## [SOURCE MATERIAL]
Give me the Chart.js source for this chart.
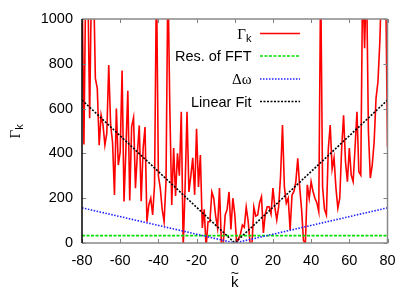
<!DOCTYPE html>
<html><head><meta charset="utf-8">
<script src="https://cdn.jsdelivr.net/npm/chart.js@4.4.0/dist/chart.umd.min.js"></script>
<style>html,body{margin:0;padding:0;background:#fff}</style>
</head><body>
<canvas id="c" width="415" height="292" style="width:415px;height:292px;display:block"></canvas>
<script>
// ---- data ----
const kMin = -80, kMax = 80;
const kValues = Array.from({length: kMax - kMin + 1}, (_, i) => kMin + i);
const gammaK = [
  1200, 440, 1200, 1200, 557, 1200, 1200, 736, 690, 437,   // -80..-71
  571, 527, 437, 491, 795, 527, 450, 214, 600, 348,       // -70..-61
  407, 770, 185, 420, 680, 190, 520, 560, 245, 400,       // -60..-51
  525, 187, 420, 518, 95, 170, 200, 125, 260, 1200,       // -50..-41
  300, 245, 150, 95, 275, 1200, 600, 170, 424, 210,       // -40..-31
  400, 300, 586, -20, 250, 586, 228, 300, 380, 215,       // -30..-21
  510, 250, 393, 67, 150, -20, 95, 95, 228, 200,          // -20..-11
  120, 67, 245, 0, 0, 125, 150, 228, 60, 200,             // -10..-1
  130,                                                    // 0
  0, 20, 40, 80, 70, 160, 100, 0, -10, 160,               // 1..10
  120, 125, 180, 207, 45, 130, 162, 162, 130, 245,        // 11..20
  160, 103, 162, 300, 527, 250, 178, 200, 58, 214,        // 21..30
  230, 274, 378, 250, 150, 10, 0, 260, 200, 274,          // 31..40
  230, 200, 180, 140, 1200, 250, 150, 125, 420, 527,      // 41..50
  330, 380, 245, 156, 200, 424, 570, 363, 274, 424,       // 51..60
  303, 274, 424, 586, 318, 303, 1200, 870, 1200, 500,     // 61..70
  290, 348, 450, 647, 720, 900, 1200, 1200, 1200, 430     // 71..80
];
const resFFTk = [-80, 80];
const resFFT = [33, 33];
const deltaOmegaK = [-80, 0, 80];
const deltaOmega = [157, 0, 157];
const linFitK = [-80, 0, 80];
const linFit = [638, 0, 638];
const xTicks = [-80, -60, -40, -20, 0, 20, 40, 60, 80];
const yTicks = [0, 200, 400, 600, 800, 1000];
const seriesNames = ['Γk', 'Res. of FFT', 'Δω', 'Linear Fit'];

const pts = (xs, ys) => xs.map((x, i) => ({x, y: ys[i]}));
const SANS = 'Liberation Sans', SERIF = 'Liberation Serif';

const decor = {
  id: 'decor',
  afterDatasetsDraw(chart) {
    const {ctx, chartArea: a, scales: {x, y}} = chart;
    const ln = (x1, y1, x2, y2) => { ctx.beginPath(); ctx.moveTo(x1, y1); ctx.lineTo(x2, y2); ctx.stroke(); };
    ctx.save();
    ctx.setLineDash([]);
    // inward ticks on all sides
    ctx.strokeStyle = '#808080'; ctx.lineWidth = 1;
    xTicks.forEach(v => { const p = Math.round(x.getPixelForValue(v)) + 0.5; ln(p, a.bottom, p, a.bottom - 4); ln(p, a.top, p, a.top + 4); });
    yTicks.forEach(v => { const p = Math.round(y.getPixelForValue(v)) + 0.5; ln(a.left, p, a.left + 4, p); ln(a.right, p, a.right - 4, p); });
    // frame
    ctx.lineWidth = 1.5;
    ctx.strokeStyle = '#888888';
    ln(a.left, a.top, a.right, a.top);
    ln(a.right, a.top, a.right, a.bottom);
    ln(a.left, a.bottom, a.right, a.bottom);
    ctx.strokeStyle = '#000000';
    ln(a.left, a.top, a.left, a.bottom);

    // legend
    const rows = [33.5, 56, 79, 101.5];
    const tx = 251.5, sx0 = 260, sx1 = 300;
    ctx.fillStyle = '#000';
    chart.data.datasets.forEach((ds, i) => {
      const ry = rows[i];
      ctx.textBaseline = 'alphabetic';
      ctx.textAlign = 'right';
      if (i === 0) {
        ctx.font = '11px ' + SANS;
        const kw = ctx.measureText('k').width;
        ctx.fillText('k', tx, ry + 8);
        ctx.font = '15px ' + SERIF;
        ctx.fillText('Γ', tx - kw, ry + 5);
      } else if (i === 2) {
        ctx.font = '15px ' + SERIF;
        ctx.fillText('Δω', tx, ry + 5);
      } else {
        ctx.font = '14.5px ' + SANS;
        ctx.fillText(ds.label, tx, ry + 5);
      }
      ctx.strokeStyle = ds.borderColor;
      ctx.lineWidth = ds.borderWidth;
      ctx.setLineDash(ds.borderDash || []);
      ln(sx0, ry, sx1, ry);
    });
    ctx.setLineDash([]);

    // y axis title (rotated Γk)
    ctx.save();
    ctx.translate(20, 138.5);
    ctx.rotate(-Math.PI / 2);
    ctx.textAlign = 'left';
    ctx.font = '15px ' + SERIF;
    ctx.fillText('Γ', 0, 0);
    const gw = ctx.measureText('Γ').width;
    ctx.font = '11px ' + SANS;
    ctx.fillText('k', gw, 3);
    ctx.restore();

    // x axis title (k with tilde)
    const cx = (a.left + a.right) / 2;
    ctx.textAlign = 'center';
    ctx.font = '15px ' + SANS;
    ctx.fillText('k', cx, 287);
    ctx.font = '14px ' + SANS;
    ctx.fillText('~', cx, 278);
    ctx.restore();
  }
};

new Chart(document.getElementById('c'), {
  type: 'line',
  data: {
    datasets: [
      {label: seriesNames[0], data: pts(kValues, gammaK), borderColor: '#ff0000', borderWidth: 1.6, pointRadius: 0, tension: 0, order: 4},
      {label: seriesNames[1], data: pts(resFFTk, resFFT), borderColor: '#00e000', borderWidth: 1.6, borderDash: [3, 1.5], pointRadius: 0, order: 3},
      {label: seriesNames[2], data: pts(deltaOmegaK, deltaOmega), borderColor: '#2020ff', borderWidth: 1.6, borderDash: [1.5, 1.5], pointRadius: 0, order: 2},
      {label: seriesNames[3], data: pts(linFitK, linFit), borderColor: '#000000', borderWidth: 1.6, borderDash: [2, 1.5], pointRadius: 0, order: 1}
    ]
  },
  options: {
    responsive: false, animation: false, devicePixelRatio: 1,
    layout: {padding: {left: 0, right: 27.5, top: 19, bottom: 0}},
    plugins: {legend: {display: false}, tooltip: {enabled: false}},
    scales: {
      x: {
        type: 'linear', min: kMin, max: kMax,
        afterBuildTicks: s => { s.ticks = xTicks.map(v => ({value: v})); },
        afterFit: s => { s.height = 49; },
        grid: {display: false, drawTicks: false}, border: {display: false},
        ticks: {color: '#000', font: {family: SANS, size: 14.5}, padding: 9, maxRotation: 0, autoSkip: false,
                callback: v => String(v)}
      },
      y: {
        min: 0, max: 1000,
        afterBuildTicks: s => { s.ticks = yTicks.map(v => ({value: v})); },
        afterFit: s => { s.width = 82; },
        grid: {display: false, drawTicks: false}, border: {display: false},
        ticks: {color: '#000', font: {family: SANS, size: 14.5}, padding: 9, callback: v => String(v)}
      }
    }
  },
  plugins: [decor]
});
</script>
</body></html>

## [BRIEF]
The data above should be repeated exactly, minus any pictures.

## [EXERCISE SOLUTION]
Give me the Chart.js source for this chart.
<!DOCTYPE html>
<html><head><meta charset="utf-8">
<script src="https://cdn.jsdelivr.net/npm/chart.js@4.4.0/dist/chart.umd.min.js"></script>
<style>html,body{margin:0;padding:0;background:#fff}</style>
</head><body>
<canvas id="c" width="415" height="292" style="width:415px;height:292px;display:block"></canvas>
<script>
// ---- data ----
const kMin = -80, kMax = 80;
const kValues = Array.from({length: kMax - kMin + 1}, (_, i) => kMin + i);
const gammaK = [
  1200, 440, 1200, 1200, 557, 1200, 1200, 736, 690, 437,   // -80..-71
  571, 527, 437, 491, 795, 527, 450, 214, 600, 348,       // -70..-61
  407, 770, 185, 420, 680, 190, 520, 560, 245, 400,       // -60..-51
  525, 187, 420, 518, 95, 170, 200, 125, 260, 1200,       // -50..-41
  300, 245, 150, 95, 275, 1200, 600, 170, 424, 210,       // -40..-31
  400, 300, 586, -20, 250, 586, 228, 300, 380, 215,       // -30..-21
  510, 250, 393, 67, 150, -20, 95, 95, 228, 200,          // -20..-11
  120, 67, 245, 0, 0, 125, 150, 228, 60, 200,             // -10..-1
  130,                                                    // 0
  0, 20, 40, 80, 70, 160, 100, 0, -10, 160,               // 1..10
  120, 125, 180, 207, 45, 130, 162, 162, 130, 245,        // 11..20
  160, 103, 162, 300, 527, 250, 178, 200, 58, 214,        // 21..30
  230, 274, 378, 250, 150, 10, 0, 260, 200, 274,          // 31..40
  230, 200, 180, 140, 1200, 250, 150, 125, 420, 527,      // 41..50
  330, 380, 245, 156, 200, 424, 570, 363, 274, 424,       // 51..60
  303, 274, 424, 586, 318, 303, 1200, 870, 1200, 500,     // 61..70
  290, 348, 450, 647, 720, 900, 1200, 1200, 1200, 430     // 71..80
];
const resFFTk = [-80, 80];
const resFFT = [33, 33];
const deltaOmegaK = [-80, 0, 80];
const deltaOmega = [157, 0, 157];
const linFitK = [-80, 0, 80];
const linFit = [638, 0, 638];
const xTicks = [-80, -60, -40, -20, 0, 20, 40, 60, 80];
const yTicks = [0, 200, 400, 600, 800, 1000];
const seriesNames = ['Γk', 'Res. of FFT', 'Δω', 'Linear Fit'];

const pts = (xs, ys) => xs.map((x, i) => ({x, y: ys[i]}));
const SANS = 'Liberation Sans', SERIF = 'Liberation Serif';

const decor = {
  id: 'decor',
  afterDatasetsDraw(chart) {
    const {ctx, chartArea: a, scales: {x, y}} = chart;
    const ln = (x1, y1, x2, y2) => { ctx.beginPath(); ctx.moveTo(x1, y1); ctx.lineTo(x2, y2); ctx.stroke(); };
    ctx.save();
    ctx.setLineDash([]);
    // inward ticks on all sides
    ctx.strokeStyle = '#808080'; ctx.lineWidth = 1;
    xTicks.forEach(v => { const p = Math.round(x.getPixelForValue(v)) + 0.5; ln(p, a.bottom, p, a.bottom - 4); ln(p, a.top, p, a.top + 4); });
    yTicks.forEach(v => { const p = Math.round(y.getPixelForValue(v)) + 0.5; ln(a.left, p, a.left + 4, p); ln(a.right, p, a.right - 4, p); });
    // frame
    ctx.lineWidth = 1.5;
    ctx.strokeStyle = '#888888';
    ln(a.left, a.top, a.right, a.top);
    ln(a.right, a.top, a.right, a.bottom);
    ln(a.left, a.bottom, a.right, a.bottom);
    ctx.strokeStyle = '#000000';
    ln(a.left, a.top, a.left, a.bottom);

    // legend
    const rows = [33.5, 56, 79, 101.5];
    const tx = 251.5, sx0 = 260, sx1 = 300;
    ctx.fillStyle = '#000';
    chart.data.datasets.forEach((ds, i) => {
      const ry = rows[i];
      ctx.textBaseline = 'alphabetic';
      ctx.textAlign = 'right';
      if (i === 0) {
        ctx.font = '11px ' + SANS;
        const kw = ctx.measureText('k').width;
        ctx.fillText('k', tx, ry + 8);
        ctx.font = '15px ' + SERIF;
        ctx.fillText('Γ', tx - kw, ry + 5);
      } else if (i === 2) {
        ctx.font = '15px ' + SERIF;
        ctx.fillText('Δω', tx, ry + 5);
      } else {
        ctx.font = '14.5px ' + SANS;
        ctx.fillText(ds.label, tx, ry + 5);
      }
      ctx.strokeStyle = ds.borderColor;
      ctx.lineWidth = ds.borderWidth;
      ctx.setLineDash(ds.borderDash || []);
      ln(sx0, ry, sx1, ry);
    });
    ctx.setLineDash([]);

    // y axis title (rotated Γk)
    ctx.save();
    ctx.translate(20, 138.5);
    ctx.rotate(-Math.PI / 2);
    ctx.textAlign = 'left';
    ctx.font = '15px ' + SERIF;
    ctx.fillText('Γ', 0, 0);
    const gw = ctx.measureText('Γ').width;
    ctx.font = '11px ' + SANS;
    ctx.fillText('k', gw, 3);
    ctx.restore();

    // x axis title (k with tilde)
    const cx = (a.left + a.right) / 2;
    ctx.textAlign = 'center';
    ctx.font = '15px ' + SANS;
    ctx.fillText('k', cx, 287);
    ctx.font = '14px ' + SANS;
    ctx.fillText('~', cx, 278);
    ctx.restore();
  }
};

new Chart(document.getElementById('c'), {
  type: 'line',
  data: {
    datasets: [
      {label: seriesNames[0], data: pts(kValues, gammaK), borderColor: '#ff0000', borderWidth: 1.6, pointRadius: 0, tension: 0, order: 4},
      {label: seriesNames[1], data: pts(resFFTk, resFFT), borderColor: '#00e000', borderWidth: 1.6, borderDash: [3, 1.5], pointRadius: 0, order: 3},
      {label: seriesNames[2], data: pts(deltaOmegaK, deltaOmega), borderColor: '#2020ff', borderWidth: 1.6, borderDash: [1.5, 1.5], pointRadius: 0, order: 2},
      {label: seriesNames[3], data: pts(linFitK, linFit), borderColor: '#000000', borderWidth: 1.6, borderDash: [2, 1.5], pointRadius: 0, order: 1}
    ]
  },
  options: {
    responsive: false, animation: false, devicePixelRatio: 1,
    layout: {padding: {left: 0, right: 27.5, top: 19, bottom: 0}},
    plugins: {legend: {display: false}, tooltip: {enabled: false}},
    scales: {
      x: {
        type: 'linear', min: kMin, max: kMax,
        afterBuildTicks: s => { s.ticks = xTicks.map(v => ({value: v})); },
        afterFit: s => { s.height = 49; },
        grid: {display: false, drawTicks: false}, border: {display: false},
        ticks: {color: '#000', font: {family: SANS, size: 14.5}, padding: 9, maxRotation: 0, autoSkip: false,
                callback: v => String(v)}
      },
      y: {
        min: 0, max: 1000,
        afterBuildTicks: s => { s.ticks = yTicks.map(v => ({value: v})); },
        afterFit: s => { s.width = 82; },
        grid: {display: false, drawTicks: false}, border: {display: false},
        ticks: {color: '#000', font: {family: SANS, size: 14.5}, padding: 9, callback: v => String(v)}
      }
    }
  },
  plugins: [decor]
});
</script>
</body></html>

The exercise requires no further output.